The argument of Massart has similar flavour, but is more refined. Setting \(\varepsilon = 2(1 - \tfrac{1}{\sqrt{2}}) s_0\), one can observe \(y \in B_\varepsilon(m_i)\) iff \(|\lbrace i \colon y_i = m_i \rbrace| \geq \tfrac{s_0}{\sqrt{2}}\), implying \begin{align} 1 \leq \sum_{i \in [N_0]} \sum_{y \in \lbrace 0 , 1 \rbrace_{s_0}^d} \frac{1}{|\lbrace 0 , 1 \rbrace_{s_0}^d|} \ind \lbrace |\lbrace i \colon y_i = m_i \rbrace| \geq \tfrac{s_0}{\sqrt{2}} \rbrace = N_0 \, \P \bigl(X \geq \tfrac{s_0}{\sqrt{2}}\bigr) \, , \end{align} where \(X\) follows a hypergeometric distribution which draws \(s_0\) times from a population of size \(d\) with \(s_0\) positives. \(\P \bigl(X \geq \tfrac{s_0}{\sqrt{2}}\bigr)\) can then be controlled using the Chernoff bound, where Massart employs a nice argument based on the work of Aldous who shows that the convex conjugate of the hypergeometric MGF is lower bounded by the binomial one with appropriately chosen parameters.
The result of Massart is almost what we need except for the absence of the \(s_0 \log e\) term.

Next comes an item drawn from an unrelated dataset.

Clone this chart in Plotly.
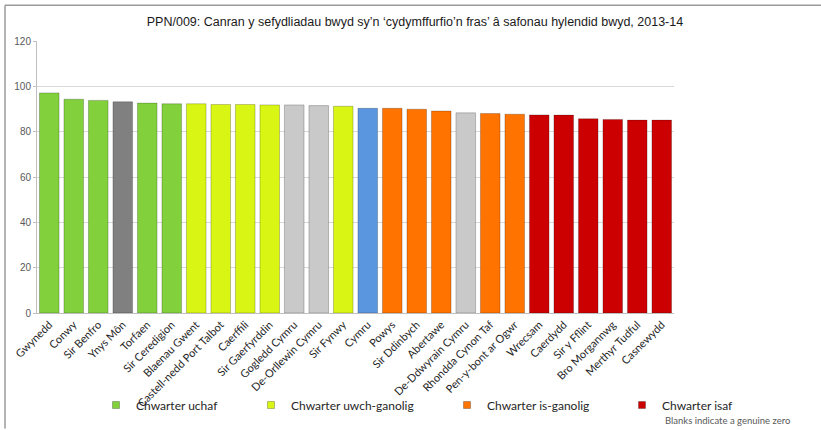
import plotly.graph_objects as go

# data
areas = ["Gwynedd", "Conwy", "Sir Benfro", "Ynys Môn", "Torfaen", "Sir Ceredigion",
         "Blaenau Gwent", "Castell-nedd Port Talbot", "Caerffili", "Sir Gaerfyrddin",
         "Gogledd Cymru", "De-Orllewin Cymru", "Sir Fynwy", "Cymru", "Powys",
         "Sir Ddinbych", "Abertawe", "De-Ddwyrain Cymru", "Rhondda Cynon Taf",
         "Pen-y-bont ar Ogwr", "Wrecsam", "Caerdydd", "Sir y Fflint", "Bro Morgannwg",
         "Merthyr Tudful", "Casnewydd"]
values = [97.1, 94.3, 93.8, 93.2, 92.6, 92.3,
          92.3, 92.0, 92.0, 91.8,
          91.8, 91.5, 91.2, 90.3, 90.3,
          89.9, 89.1, 88.3, 88.0,
          87.7, 87.4, 87.3, 85.7, 85.4,
          85.1, 85.1]
groups = ["uchaf", "uchaf", "uchaf", "nodata", "uchaf", "uchaf",
          "uwch", "uwch", "uwch", "uwch",
          "region", "region", "uwch", "wales", "is",
          "is", "is", "region", "is",
          "is", "isaf", "isaf", "isaf", "isaf",
          "isaf", "isaf"]

# group -> (legend label, colour, legend id, text start px)
styles = {
    "uchaf": ("Chwarter uchaf", "#82D03C", "legend", 129),
    "uwch": ("Chwarter uwch-ganolig", "#D9F514", "legend2", 284),
    "is": ("Chwarter is-ganolig", "#FF7300", "legend3", 480),
    "isaf": ("Chwarter isaf", "#CC0000", "legend4", 655),
    "nodata": (None, "#808080", None, None),
    "region": (None, "#C9C9C9", None, None),
    "wales": (None, "#5A95DF", None, None),
}

# plot area in pixels: x 37..674, y 41..314
L, R, T, B = 37, 147, 41, 116
W, H = 821, 430
pw, ph = W - L - R, H - T - B


def px_x(p):
    return (p - L) / pw


def px_y(p):
    return (H - B - p) / ph


fig = go.Figure()
for g, (label, colour, leg, _) in styles.items():
    xs = [a for a, gg in zip(areas, groups) if gg == g]
    ys = [v for v, gg in zip(values, groups) if gg == g]
    fig.add_trace(go.Bar(
        x=xs, y=ys, name=label or g,
        marker=dict(color=colour, line=dict(color="rgba(0,0,0,0.22)", width=1)),
        showlegend=False, legendgroup=g,
    ))
    if label:
        # small square legend key like the original
        fig.add_trace(go.Scatter(
            x=[None], y=[None], mode="markers", name=label, legend=leg, legendgroup=g,
            marker=dict(symbol="square", size=7, color=colour,
                        line=dict(color="rgba(0,0,0,0.25)", width=1)),
        ))

leg_font = dict(family="Lato, Liberation Sans, sans-serif", size=12, color="#262626")
leg_common = dict(orientation="h", yanchor="middle", y=px_y(405), xanchor="left",
                  font=leg_font, bgcolor="rgba(0,0,0,0)", itemwidth=30,
                  itemsizing="trace")
legends = {leg: dict(x=px_x(start - 33), **leg_common)
           for _, (label, _, leg, start) in styles.items() if label}

fig.update_layout(
    width=W, height=H,
    margin=dict(l=L, r=R, t=T, b=B),
    paper_bgcolor="white", plot_bgcolor="white",
    barmode="overlay", bargap=0.2,
    title=dict(
        text="PPN/009: Canran y sefydliadau bwyd sy’n ‘cydymffurfio’n fras’ â safonau hylendid bwyd, 2013-14",
        x=415 / W, xanchor="center", y=1 - 22 / H, yanchor="middle",
        font=dict(family="Liberation Sans, Arial, sans-serif", size=12.5, color="#1a1a1a"),
    ),
    xaxis=dict(
        categoryorder="array", categoryarray=areas,
        tickangle=-45, showline=True, linecolor="#BFBFBF", linewidth=1,
        tickfont=dict(family="Lato, Liberation Sans, sans-serif", size=11, color="#262626"),
        showgrid=False, ticks="",
    ),
    yaxis=dict(
        range=[0, 120], dtick=20, showgrid=True, gridcolor="#D9D9D9", gridwidth=1,
        showline=True, linecolor="#BFBFBF", ticks="outside", ticklen=3, tickcolor="#BFBFBF",
        tickfont=dict(family="Liberation Sans, Arial, sans-serif", size=10, color="#595959"),
        zeroline=False,
    ),
    showlegend=True,
    **legends,
)

# chart frame (top and left edges visible)
fig.add_shape(type="line", xref="paper", yref="paper",
              x0=px_x(5), x1=px_x(W), y0=px_y(5), y1=px_y(5),
              line=dict(color="#9A9A9A", width=1.5))
fig.add_shape(type="line", xref="paper", yref="paper",
              x0=px_x(5), x1=px_x(5), y0=px_y(5), y1=px_y(H),
              line=dict(color="#9A9A9A", width=1.5))

fig.add_annotation(text="Blanks indicate a genuine zero", xref="paper", yref="paper",
                   x=px_x(663), y=px_y(422), xanchor="left", yanchor="middle",
                   showarrow=False,
                   font=dict(family="Lato, Liberation Sans, sans-serif", size=9.5, color="#595959"))

# drop the page's default body margin so the figure sits at the window corner
fig.write_html("out.html", config={"displayModeBar": False},
               post_script="document.body.style.margin='0';")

Note that the packing number of \(\mathbb{T}^d(s)\) is at least twice that of \(\lbrace 0, 1\rbrace_{s_0}^d\) since for any \(i \in [N_0]\), we can embed both \(\theta_{i} = \tfrac{m_i}{\sqrt{s_0}}\) and \(\theta_{2i} = -\tfrac{m_i}{\sqrt{s_0}}\), while preserving \begin{align} \| \theta_i - \theta_j \|_2 \geq \sqrt{ \tfrac{1}{s_0} 2 (1 - \tfrac{1}{\sqrt{2}}) s_0 } = \sqrt{2 - \sqrt{2}} \gt \tfrac{1}{\sqrt{2}} \, , \end{align} for any \(i \neq j\). Hence \(2 N_0\) lower bounds the desired \(\tfrac{1}{\sqrt{2}}\)-packing number. Choosing \(s_0 = \lceil \tfrac{s}{2} \rceil\), and using the change of logarithm base formula, we obtain \begin{align} \log_2 N &\geq 1 + \frac{c s}{2} \log_2 \frac{2 d}{s} - \frac{c s}{2} \log_2 \frac{s + 1}{s} \newline &\overset{\text{(i)}}{\geq} 1 + \frac{c s}{2} \log_2 \frac{2 d}{s} - \frac{c}{2 \log 2} \newline &\overset{\text{(ii)}}{>} \frac{c s}{2} \log_2 \frac{2 d}{s} \, , \end{align} where (i) follows by \(\log_2 (1 + 1 / x) = \frac{\log(1 + 1 / x)}{\log 2}\) combined with \(1 + 1/x \leq e^{1/x}\), and (ii) by using the explicit value for \(c\) from Massart and comparing the resulting last term to the leading \(1\). Hence \(\log_2 N \gtrsim s (1 + \log_2 \tfrac{d}{s})\), i.e., \begin{align}\label{eq:packing_bound} \log N \gtrsim s \bigl(\log 2 + \log \frac{d}{s}\bigr) \gtrsim s \log \frac{ed}{s} \, , \end{align} with the last inequality by \(s \leq d\) combined with \(0 < \log 2 < 1\).
(a) Alternative Solution
See the note about the Gilbert–Varshamov bound.
(b)
Defining \(X_\theta = \langle \theta, w \rangle\), \(w \sim \gauss(0, I_d)\), \(\lbrace X_\theta \rbrace_{\theta \in \mathbb{T}^d(s)}\) is a centred Gaussian process. We can therefore apply Sudakov minoration (Theorem 5.30) to obtain \begin{align} \mathcal{G}(\mathbb{T}^d(s)) = \E \bigl[ \sup_{\theta \in \mathbb{T}^d(s)} X_\theta \bigr] \geq \sup_{\delta > 0} \frac{\delta}{2} \sqrt{\log M_\rho(\delta ; \mathbb{T}^{d}(s))} \, , \end{align} where \(\rho(\theta_i , \theta_j)^2 = \E [(\langle w, \theta_i - \theta_j \rangle)^2] = \| \theta_i - \theta_j \|_2^2\). All we need is therefore to substitute the lower bound on the packing number from Equation \eqref{eq:packing_bound} with \(\delta = \frac{1}{\sqrt{2}}\).